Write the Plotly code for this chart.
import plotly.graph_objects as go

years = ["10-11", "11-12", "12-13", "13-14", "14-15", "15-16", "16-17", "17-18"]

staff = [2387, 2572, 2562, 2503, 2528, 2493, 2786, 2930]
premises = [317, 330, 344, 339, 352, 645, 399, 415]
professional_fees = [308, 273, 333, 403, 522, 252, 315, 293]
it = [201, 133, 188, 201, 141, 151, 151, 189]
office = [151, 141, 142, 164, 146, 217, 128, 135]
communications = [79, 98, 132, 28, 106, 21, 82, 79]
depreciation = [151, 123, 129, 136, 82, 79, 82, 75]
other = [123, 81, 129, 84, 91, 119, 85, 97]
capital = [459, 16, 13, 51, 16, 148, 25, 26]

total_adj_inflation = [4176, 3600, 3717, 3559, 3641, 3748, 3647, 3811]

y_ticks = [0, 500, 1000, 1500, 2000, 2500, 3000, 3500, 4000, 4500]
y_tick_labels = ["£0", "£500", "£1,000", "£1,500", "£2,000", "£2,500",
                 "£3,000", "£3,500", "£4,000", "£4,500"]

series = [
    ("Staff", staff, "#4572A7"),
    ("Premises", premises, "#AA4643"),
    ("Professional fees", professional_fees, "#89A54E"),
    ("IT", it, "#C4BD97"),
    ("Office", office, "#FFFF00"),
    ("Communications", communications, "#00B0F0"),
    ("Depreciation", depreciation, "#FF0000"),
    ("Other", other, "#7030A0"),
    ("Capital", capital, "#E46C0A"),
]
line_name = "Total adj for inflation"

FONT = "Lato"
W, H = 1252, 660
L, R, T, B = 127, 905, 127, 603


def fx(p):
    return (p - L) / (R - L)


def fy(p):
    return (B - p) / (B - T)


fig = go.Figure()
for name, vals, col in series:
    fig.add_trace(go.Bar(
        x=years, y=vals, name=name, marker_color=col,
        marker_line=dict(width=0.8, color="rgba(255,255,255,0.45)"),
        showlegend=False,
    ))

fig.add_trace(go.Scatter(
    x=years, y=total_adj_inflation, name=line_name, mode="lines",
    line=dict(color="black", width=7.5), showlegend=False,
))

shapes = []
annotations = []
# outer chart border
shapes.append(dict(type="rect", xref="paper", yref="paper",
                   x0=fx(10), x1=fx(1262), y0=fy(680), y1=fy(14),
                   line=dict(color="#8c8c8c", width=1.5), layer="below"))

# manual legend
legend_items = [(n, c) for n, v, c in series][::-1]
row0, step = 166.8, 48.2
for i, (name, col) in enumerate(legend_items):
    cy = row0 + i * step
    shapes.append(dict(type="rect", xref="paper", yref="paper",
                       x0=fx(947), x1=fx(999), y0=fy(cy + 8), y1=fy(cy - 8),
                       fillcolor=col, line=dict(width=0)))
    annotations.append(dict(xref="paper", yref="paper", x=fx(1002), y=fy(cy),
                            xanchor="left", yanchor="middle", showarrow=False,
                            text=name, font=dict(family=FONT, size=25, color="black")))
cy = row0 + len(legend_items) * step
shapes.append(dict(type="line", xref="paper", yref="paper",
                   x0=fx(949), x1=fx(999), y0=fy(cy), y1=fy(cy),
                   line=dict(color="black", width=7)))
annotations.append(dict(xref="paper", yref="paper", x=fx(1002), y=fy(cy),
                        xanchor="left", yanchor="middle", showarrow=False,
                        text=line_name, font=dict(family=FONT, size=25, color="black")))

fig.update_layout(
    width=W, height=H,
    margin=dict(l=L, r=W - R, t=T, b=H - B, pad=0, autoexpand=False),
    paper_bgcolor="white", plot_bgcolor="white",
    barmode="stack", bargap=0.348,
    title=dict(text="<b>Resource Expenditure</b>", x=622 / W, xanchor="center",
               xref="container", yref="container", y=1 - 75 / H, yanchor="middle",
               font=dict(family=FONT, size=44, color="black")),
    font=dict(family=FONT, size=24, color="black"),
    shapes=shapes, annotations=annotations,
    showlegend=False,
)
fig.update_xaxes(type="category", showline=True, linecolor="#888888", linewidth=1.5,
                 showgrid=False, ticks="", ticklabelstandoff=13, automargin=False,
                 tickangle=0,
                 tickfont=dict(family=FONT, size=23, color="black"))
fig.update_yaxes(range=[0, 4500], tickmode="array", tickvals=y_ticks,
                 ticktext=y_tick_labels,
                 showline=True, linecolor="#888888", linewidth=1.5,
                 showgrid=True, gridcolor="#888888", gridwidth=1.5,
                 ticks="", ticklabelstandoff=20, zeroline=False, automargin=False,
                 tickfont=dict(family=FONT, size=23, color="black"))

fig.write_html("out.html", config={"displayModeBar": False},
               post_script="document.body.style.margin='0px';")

> **What to produce**
Return the lines above exactly, keeping every word.

> **Task result**
Write the Plotly code for this chart.
import plotly.graph_objects as go

years = ["10-11", "11-12", "12-13", "13-14", "14-15", "15-16", "16-17", "17-18"]

staff = [2387, 2572, 2562, 2503, 2528, 2493, 2786, 2930]
premises = [317, 330, 344, 339, 352, 645, 399, 415]
professional_fees = [308, 273, 333, 403, 522, 252, 315, 293]
it = [201, 133, 188, 201, 141, 151, 151, 189]
office = [151, 141, 142, 164, 146, 217, 128, 135]
communications = [79, 98, 132, 28, 106, 21, 82, 79]
depreciation = [151, 123, 129, 136, 82, 79, 82, 75]
other = [123, 81, 129, 84, 91, 119, 85, 97]
capital = [459, 16, 13, 51, 16, 148, 25, 26]

total_adj_inflation = [4176, 3600, 3717, 3559, 3641, 3748, 3647, 3811]

y_ticks = [0, 500, 1000, 1500, 2000, 2500, 3000, 3500, 4000, 4500]
y_tick_labels = ["£0", "£500", "£1,000", "£1,500", "£2,000", "£2,500",
                 "£3,000", "£3,500", "£4,000", "£4,500"]

series = [
    ("Staff", staff, "#4572A7"),
    ("Premises", premises, "#AA4643"),
    ("Professional fees", professional_fees, "#89A54E"),
    ("IT", it, "#C4BD97"),
    ("Office", office, "#FFFF00"),
    ("Communications", communications, "#00B0F0"),
    ("Depreciation", depreciation, "#FF0000"),
    ("Other", other, "#7030A0"),
    ("Capital", capital, "#E46C0A"),
]
line_name = "Total adj for inflation"

FONT = "Lato"
W, H = 1252, 660
L, R, T, B = 127, 905, 127, 603


def fx(p):
    return (p - L) / (R - L)


def fy(p):
    return (B - p) / (B - T)


fig = go.Figure()
for name, vals, col in series:
    fig.add_trace(go.Bar(
        x=years, y=vals, name=name, marker_color=col,
        marker_line=dict(width=0.8, color="rgba(255,255,255,0.45)"),
        showlegend=False,
    ))

fig.add_trace(go.Scatter(
    x=years, y=total_adj_inflation, name=line_name, mode="lines",
    line=dict(color="black", width=7.5), showlegend=False,
))

shapes = []
annotations = []
# outer chart border
shapes.append(dict(type="rect", xref="paper", yref="paper",
                   x0=fx(10), x1=fx(1262), y0=fy(680), y1=fy(14),
                   line=dict(color="#8c8c8c", width=1.5), layer="below"))

# manual legend
legend_items = [(n, c) for n, v, c in series][::-1]
row0, step = 166.8, 48.2
for i, (name, col) in enumerate(legend_items):
    cy = row0 + i * step
    shapes.append(dict(type="rect", xref="paper", yref="paper",
                       x0=fx(947), x1=fx(999), y0=fy(cy + 8), y1=fy(cy - 8),
                       fillcolor=col, line=dict(width=0)))
    annotations.append(dict(xref="paper", yref="paper", x=fx(1002), y=fy(cy),
                            xanchor="left", yanchor="middle", showarrow=False,
                            text=name, font=dict(family=FONT, size=25, color="black")))
cy = row0 + len(legend_items) * step
shapes.append(dict(type="line", xref="paper", yref="paper",
                   x0=fx(949), x1=fx(999), y0=fy(cy), y1=fy(cy),
                   line=dict(color="black", width=7)))
annotations.append(dict(xref="paper", yref="paper", x=fx(1002), y=fy(cy),
                        xanchor="left", yanchor="middle", showarrow=False,
                        text=line_name, font=dict(family=FONT, size=25, color="black")))

fig.update_layout(
    width=W, height=H,
    margin=dict(l=L, r=W - R, t=T, b=H - B, pad=0, autoexpand=False),
    paper_bgcolor="white", plot_bgcolor="white",
    barmode="stack", bargap=0.348,
    title=dict(text="<b>Resource Expenditure</b>", x=622 / W, xanchor="center",
               xref="container", yref="container", y=1 - 75 / H, yanchor="middle",
               font=dict(family=FONT, size=44, color="black")),
    font=dict(family=FONT, size=24, color="black"),
    shapes=shapes, annotations=annotations,
    showlegend=False,
)
fig.update_xaxes(type="category", showline=True, linecolor="#888888", linewidth=1.5,
                 showgrid=False, ticks="", ticklabelstandoff=13, automargin=False,
                 tickangle=0,
                 tickfont=dict(family=FONT, size=23, color="black"))
fig.update_yaxes(range=[0, 4500], tickmode="array", tickvals=y_ticks,
                 ticktext=y_tick_labels,
                 showline=True, linecolor="#888888", linewidth=1.5,
                 showgrid=True, gridcolor="#888888", gridwidth=1.5,
                 ticks="", ticklabelstandoff=20, zeroline=False, automargin=False,
                 tickfont=dict(family=FONT, size=23, color="black"))

fig.write_html("out.html", config={"displayModeBar": False},
               post_script="document.body.style.margin='0px';")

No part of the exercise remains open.